For his part, Steil called it nothing more than a “voter mobilization” effort intended to tilt the scales in favor of the presumed Democratic presidential nominee. He also suggested it could violate federal law that prohibits agencies from spending money without congressional approval. 

“Congress’s delegation of authority to the Department of Transportation does not include using funds and resources to provide Americans with voter registration materials,” Steil wrote in his letter to Transportation Secretary Pete Buttigieg, for example.

The Biden executive order also directed agencies to submit a strategic plan on the ways in which they can promote voter registration and participation. Steil asked Buttigieg and other secretaries for those plans and other documents related to the executive order as part of his committee’s investigation. 

“Allowing federal employees from the Biden Administration to flood election administration sites threatens election integrity and reduces Americans’ confidence,” Steil said in a statement. “I will continue working to provide transparency and accountability on this Administration’s latest scheme as Congress did not appropriate taxpayer funds for partisan activities.”

The normally tranquil House Administration Committee has been a fount of partisan angst this Congress over its Republican members’ attempts to rewrite the narrative of the Jan. 6, 2021, attack on the Capitol and efforts to amend election law. 
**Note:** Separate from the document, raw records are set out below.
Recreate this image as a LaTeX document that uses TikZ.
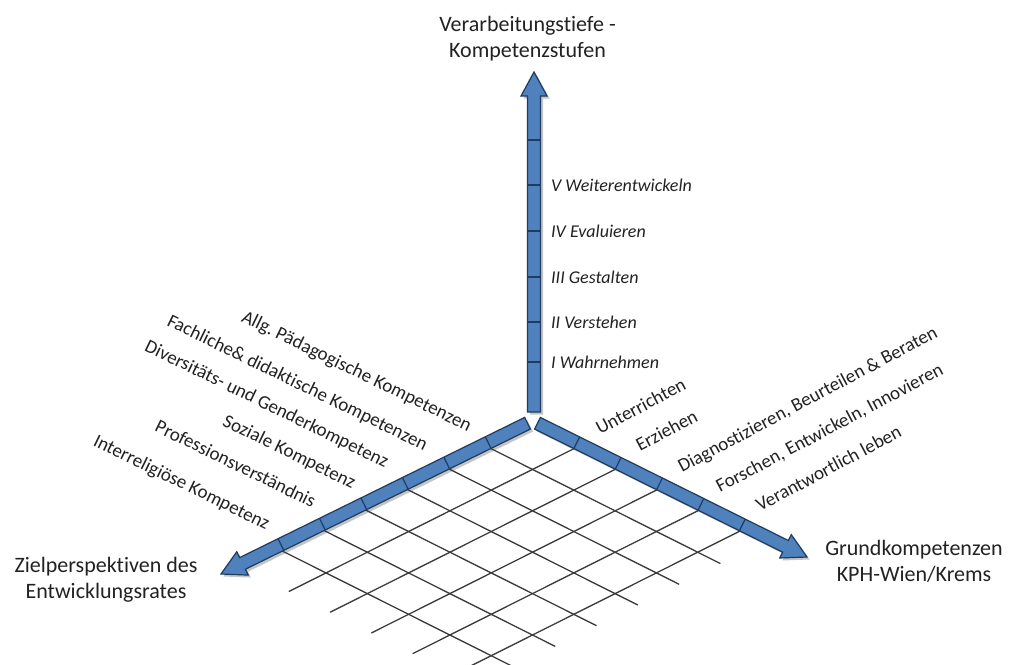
\documentclass[tikz,border=0pt]{standalone}
\usepackage{fontspec}
\setmainfont{Carlito}[Ligatures=NoCommon]
\usetikzlibrary{calc}
\definecolor{arrowfill}{HTML}{4F81BD}
\definecolor{arrowline}{HTML}{1F3B5E}
\definecolor{gridc}{HTML}{3A3A3A}
\definecolor{txtc}{HTML}{222222}
\definecolor{shadowc}{HTML}{404040}
\tikzset{
  arrowbody/.style={fill=arrowfill, draw=arrowline, line width=1.2pt, line join=miter},
  arrowshadow/.style={fill=shadowc, opacity=0.3},
  tickln/.style={draw=arrowline, line width=1.2pt},
  gridln/.style={draw=gridc, line width=1.3pt},
  titletxt/.style={font=\fontsize{22}{26}\selectfont, text=txtc, align=center, inner sep=0pt},
  levellbl/.style={font=\fontsize{18}{20}\selectfont\itshape, text=txtc, anchor=west, inner sep=0pt},
  leftlbl/.style={font=\fontsize{19}{20}\selectfont, text=txtc, anchor=base east, inner sep=0pt, rotate=-26},
  rightlbl/.style={font=\fontsize{19}{20}\selectfont, text=txtc, anchor=base west, inner sep=0pt, rotate=28},
}
% corner points of a block arrow from #1 to #2
\newcommand\mkarrow[2]{%
  \coordinate (#1hb) at ($(#2)!24pt!(#1)$);
  \coordinate (#1p1) at ($(#1)!6.5pt!90:(#2)$);
  \coordinate (#1p2) at ($(#1hb)!6.5pt!-90:(#1)$);
  \coordinate (#1p3) at ($(#1hb)!13pt!-90:(#1)$);
  \coordinate (#1p4) at ($(#1hb)!13pt!90:(#1)$);
  \coordinate (#1p5) at ($(#1hb)!6.5pt!90:(#1)$);
  \coordinate (#1p6) at ($(#1)!6.5pt!-90:(#2)$);
}
\newcommand\shadowblk[2]{%
  \begin{scope}[transform canvas={xshift=2.5pt,yshift=-2.5pt}]
    \fill[arrowshadow] (#1p1) -- (#1p2) -- (#1p3) -- (#2) -- (#1p4) -- (#1p5) -- (#1p6) -- cycle;
  \end{scope}
}
\newcommand\drawblk[2]{%
  \filldraw[arrowbody] (#1p1) -- (#1p2) -- (#1p3) -- (#2) -- (#1p4) -- (#1p5) -- (#1p6) -- cycle;
}
\begin{document}
\begin{tikzpicture}[x=1pt,y=-1pt]
\useasboundingbox (0,0) rectangle (1011,664);
\fill[white] (0,0) rectangle (1011,664);

% origin of the ground plane
\coordinate (G) at (532.5,428);

% grid
\begin{scope}
  \clip (0,0) rectangle (1011,664);
  \foreach \i in {1,...,6}
    \draw[gridln] ($(G)+\i*(-41.3,20.7)+(-6.2,-3.1)$) -- ($(G)+\i*(-41.3,20.7)+5.55*(41.3,20.7)$);
  \foreach \j in {1,...,5}
    \draw[gridln] ($(G)+\j*(41.3,20.7)+(6.2,-3.1)$) -- ($(G)+\j*(41.3,20.7)+6.9*(-41.3,20.7)$);
\end{scope}

% arrow ends
\coordinate (Sv) at (534,412);
\coordinate (Tv) at (534,72);
\coordinate (Sr) at ($(G)+0.05*(41.3,20.7)+(2.9,-5.8)$);
\coordinate (Tr) at (807,557);
\coordinate (Sl) at ($(G)+0.05*(-41.3,20.7)+(-2.9,-5.8)$);
\coordinate (Tl) at (221,574);

\mkarrow{Sv}{Tv}
\mkarrow{Sr}{Tr}
\mkarrow{Sl}{Tl}

\shadowblk{Sv}{Tv}
\shadowblk{Sr}{Tr}
\shadowblk{Sl}{Tl}
\drawblk{Sv}{Tv}
\drawblk{Sr}{Tr}
\drawblk{Sl}{Tl}

% ticks on the vertical arrow
\foreach \y in {140,185,231,277,322,362}
  \draw[tickln] (527.5,\y) -- (540.5,\y);

% ticks on the right arrow
\foreach \j in {1,...,5} {
  \coordinate (rp\j) at ($(G)+\j*(41.3,20.7)+(2.9,-5.8)$);
  \coordinate (rt\j) at ($(Sr)!(rp\j)!(Tr)$);
  \draw[tickln] ($(rt\j)!6.5pt!90:(Tr)$) -- ($(rt\j)!6.5pt!-90:(Tr)$);
}
% ticks on the left arrow
\foreach \i in {1,...,6} {
  \coordinate (lp\i) at ($(G)+\i*(-41.3,20.7)+(-2.9,-5.8)$);
  \coordinate (lt\i) at ($(Sl)!(lp\i)!(Tl)$);
  \draw[tickln] ($(lt\i)!6.5pt!90:(Tl)$) -- ($(lt\i)!6.5pt!-90:(Tl)$);
}

% axis titles
\node[titletxt] (ztitle) at (527.5,39) {Verarbeitungstiefe -\\Kompetenzstufen};
\node[titletxt] (ltitle) at (106,580) {Zielperspektiven des\\Entwicklungsrates};
\node[titletxt] (rtitle) at (914,561) {Grundkompetenzen\\KPH-Wien/Krems};

% level labels
\node[levellbl] (lv5) at (551,185) {V Weiterentwickeln};
\node[levellbl] (lv4) at (551,231) {IV Evaluieren};
\node[levellbl] (lv3) at (551,277) {III Gestalten};
\node[levellbl] (lv2) at (551,322) {II Verstehen};
\node[levellbl] (lv1) at (551,362) {I Wahrnehmen};

% left labels
\node[leftlbl] (ll1) at (468,432) {Allg.\ Pädagogische Kompetenzen};
\node[leftlbl] (ll2) at (424,451) {Fachliche\& didaktische Kompetenzen};
\node[leftlbl] (ll3) at (385,468) {Diversitäts- und Genderkompetenz};
\node[leftlbl] (ll4) at (352,489) {Soziale Kompetenz};
\node[leftlbl] (ll5) at (312,508) {Professionsverständnis};
\node[leftlbl] (ll6) at (266,530) {Interreligiöse Kompetenz};

% right labels
\node[rightlbl] (rl1) at (600,435) {Unterrichten};
\node[rightlbl] (rl2) at (640,452) {Erziehen};
\node[rightlbl] (rl3) at (682,473) {Diagnostizieren, Beurteilen \& Beraten};
\node[rightlbl] (rl4) at (720,493) {Forschen, Entwickeln, Innovieren};
\node[rightlbl] (rl5) at (760,512) {Verantwortlich leben};
\end{tikzpicture}
\end{document}
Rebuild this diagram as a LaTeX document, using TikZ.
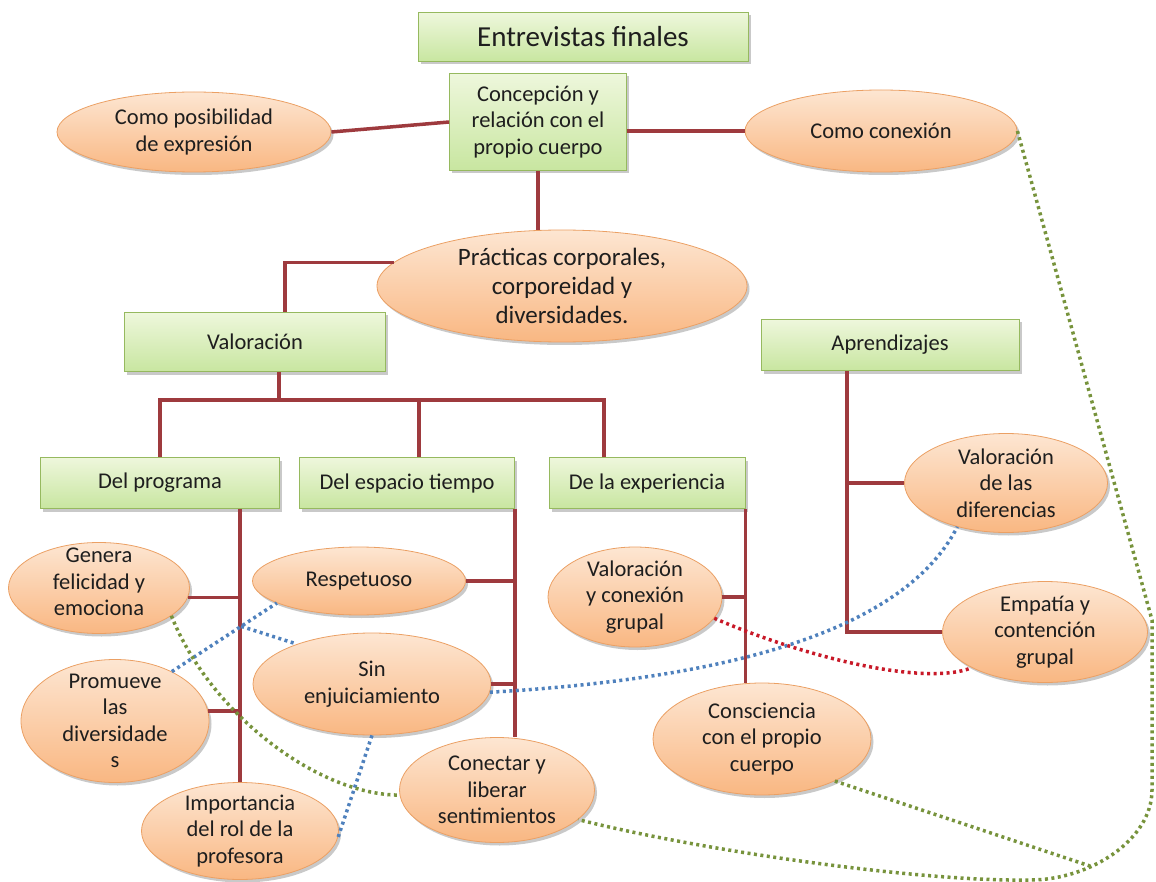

Ranking member Joseph D. Morelle has often slammed his Republican colleagues for doing the bidding of former President Donald Trump, who was in Washington on Thursday to meet with House and Senate Republicans. According to Morelle, the committee’s majority members have stoked election denialism and perpetuated misinformation about the prevalence of voter fraud, which even according to analysis from conservative organizations like the Heritage Foundation is exceedingly rare.

“This is not surprising as the former president is appearing with Republican colleagues on the Hill today. They are manufacturing concerns only after the former president secured the nomination,” Morelle said in a statement. “Instead of appeasing election deniers premised on conspiracy theories, we should be encouraging access to the ballot for all eligible Americans.”